The map shown doesn’t really resemble an architectural floor plan, like Roomba or Ecovacs companion apps, but it will give you the general shape of the home to give you an idea of where the PUREi9 has been, useful if you’re keeping tabs on it remotely.
Cleaning out the bin is a cakewalk: press the rectangular release just beyond the touch panel and the bin pops out. The top cover lifts off the clear plastic bin easily for you to empty the contents. Plus, the bin is large enough for a few runs (perhaps two or three if you have a carpet floor) before it needs to be cleaned out. Of course, the triangular android will let you know when its bin needs a clean.
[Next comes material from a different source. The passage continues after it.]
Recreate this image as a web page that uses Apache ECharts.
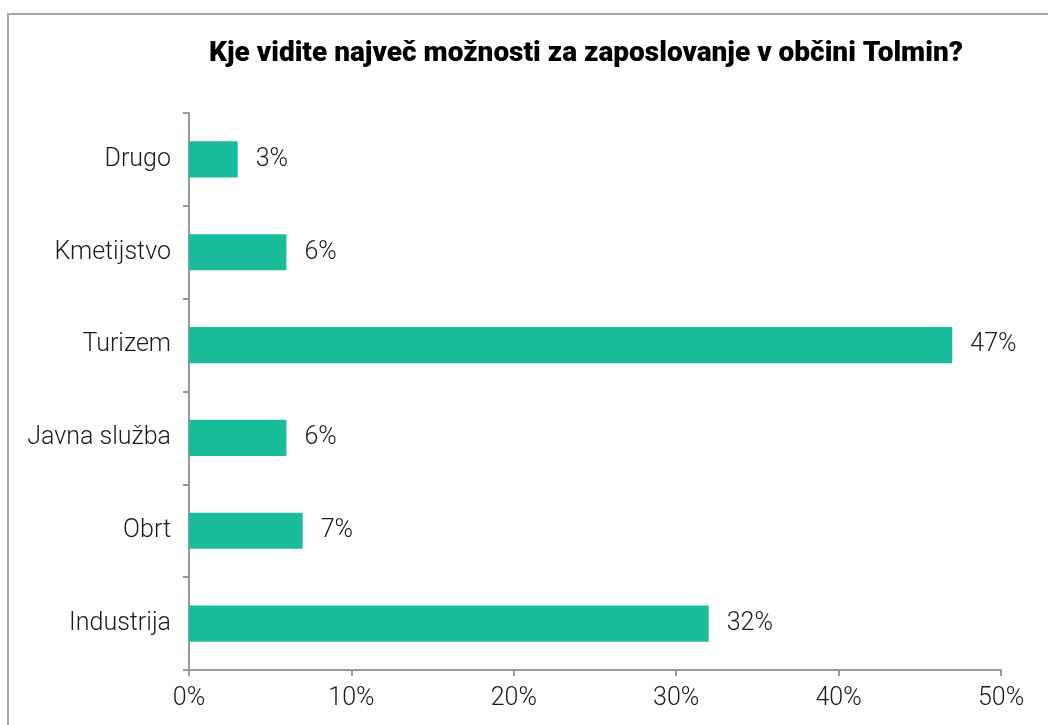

Between the red-framed mesh and the top panel is the dust filter, which slips off for a wash or a quick brush with soft bristles. Once cleaned, the bin easily snaps back into place.
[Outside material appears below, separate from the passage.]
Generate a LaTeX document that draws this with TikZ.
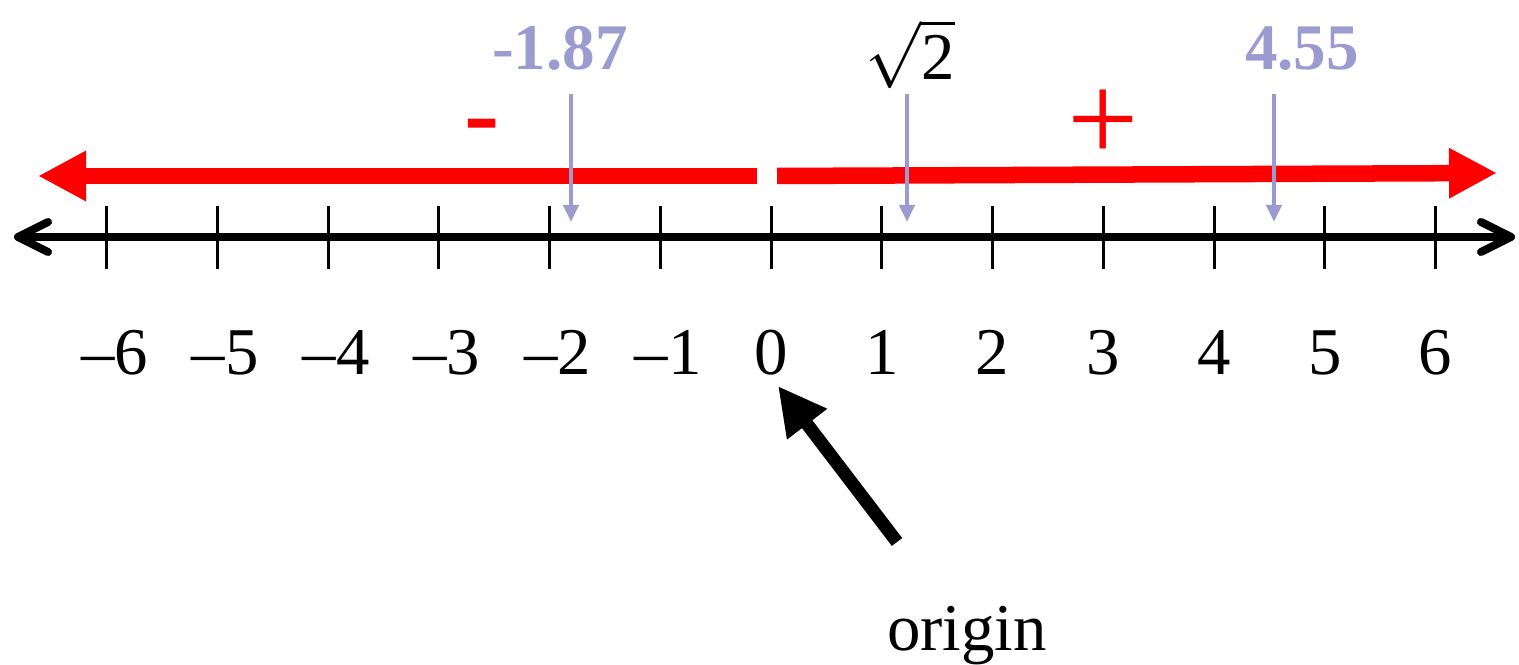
\RequirePackage{fix-cm}
\documentclass[tikz,border=0pt]{standalone}
\usepackage{fontspec}
\setmainfont{Liberation Serif}
\usepackage{tikz}
\usetikzlibrary{arrows.meta}
\definecolor{lilaMarca}{RGB}{155,155,208}
\definecolor{rojoRecta}{RGB}{255,0,0}
\tikzset{
  nl/axis/.style={line width=0.08cm, draw=black,
    {Straight Barb[length=0.3cm,width=0.3cm,round]}-{Straight Barb[length=0.3cm,width=0.3cm,round]}},
  nl/tick/.style={line width=0.03cm, draw=black},
  nl/num/.style={font=\fontsize{19}{23}\selectfont, anchor=base, inner sep=0pt},
  nl/ray/.style={line width=0.165cm, draw=rojoRecta,
    -{Triangle[length=0.48cm,width=0.47cm]}},
  nl/sign/.style={text=rojoRecta, inner sep=0pt, anchor=base},
  nl/mark/.style={-{Triangle[length=0.17cm,width=0.15cm]}, line width=0.04cm,
    draw=lilaMarca},
  nl/val/.style={font=\fontsize{18.5}{22}\selectfont\bfseries, text=lilaMarca,
    anchor=base, inner sep=0pt},
  nl/orig/.style={line width=0.13cm, draw=black,
    -{Triangle[length=0.48cm,width=0.47cm]}}
}

\begin{document}
\begin{tikzpicture}[x=0.01cm, y=-0.01cm]
  \useasboundingbox (0,0) rectangle (1519,665);

  % number line
  \coordinate (axL) at (14,237);
  \coordinate (axR) at (1515,237);
  \draw[nl/axis] (axL) -- (axR);
  \foreach \k in {-6,...,6}{
    \pgfmathsetmacro\tx{771+110.75*\k}
    \pgfmathsetmacro\lx{\tx+(\k<0)*8}
    \pgfmathtruncatemacro\m{abs(\k)}
    \draw[nl/tick] (\tx,206) -- (\tx,269);
    \node[nl/num] (n\m\ifnum\k<0 m\fi) at (\lx,375) {\ifnum\k<0 –\fi\m};
  }

  % red rays
  \coordinate (negS) at (757,176);
  \coordinate (negE) at (38,176);
  \coordinate (posS) at (777,176);
  \coordinate (posE) at (1497,173);
  \draw[nl/ray] (negS) -- (negE);
  \draw[nl/ray] (posS) -- (posE);
  \node[nl/sign, font=\fontsize{30}{34}\selectfont\bfseries] (minus) at (482,149) {-};
  \node[nl/sign, font=\fontsize{36}{40}\selectfont] (plus) at (1103,162) {+};

  % marked values
  \node[nl/val] (v1) at (560,70) {-1.87};
  \node[font=\fontsize{19}{23}\selectfont, anchor=base, inner sep=0pt] (v2) at (910,80) {$\sqrt{\mathrm{2}}$};
  \node[nl/val] (v3) at (1302,70) {4.55};
  \coordinate (p1) at (571,222);
  \coordinate (p2) at (907,222);
  \coordinate (p3) at (1274,222);
  \draw[nl/mark] (571,94) -- (p1);
  \draw[nl/mark] (907,94) -- (p2);
  \draw[nl/mark] (1274,94) -- (p3);

  % origin
  \node[font=\fontsize{19}{23}\selectfont, anchor=base, inner sep=0pt] (org) at (967,651) {origin};
  \coordinate (oT) at (897,542);
  \coordinate (oH) at (778,386);
  \draw[nl/orig] (oT) -- (oH);
\end{tikzpicture}
\end{document}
Like most newer robot vacuums, the PUREi9 will speak to you when needed – if it gets entangled in wires and cables, it will verbally ask for help (albeit in a slightly robotic voice), or in case there’s an error it will mention what has come to pass so you can fix it. If the bin hasn’t been fitted in properly before the next clean, you will hear it ask you to insert it correctly, and it will ask you to empty the bin quite politely when it’s full.
While we can’t fault the hardware, Electrolux has seemingly struggled with the software side of things. Excellent physical cleaning performance and perfect app control is all for naught if a robot vacuum doesn’t clean in any logical pattern, which in the PUREi9’s case means it can miss large sections of a space or clean some spots repeatedly.
We get the feeling the PUREi9 would operate more effectively in small, simple spaces – like a sparsely furnished studio or small home (specifically, one with hard floors). But for a unit that comes with a price tag this high, we’d argue it should do well in multi-room dwellings with wall-to-wall carpets, too. Plus it doesn’t have all the bells and whistles of the competing robot vacuums, like the iRobot Roomba range, to otherwise help justify the cost – it doesn’t mop and the app has very limited functionality.
If Electrolux fixes the troubled mapping algorithm, however, we reckon the PUREi9 could make for an excellent robot vacuum. Being a slow learner isn’t always a bad thing, especially given how impressive the hardware is. So it’s a pity the smarts don’t (yet) live up to the same standard.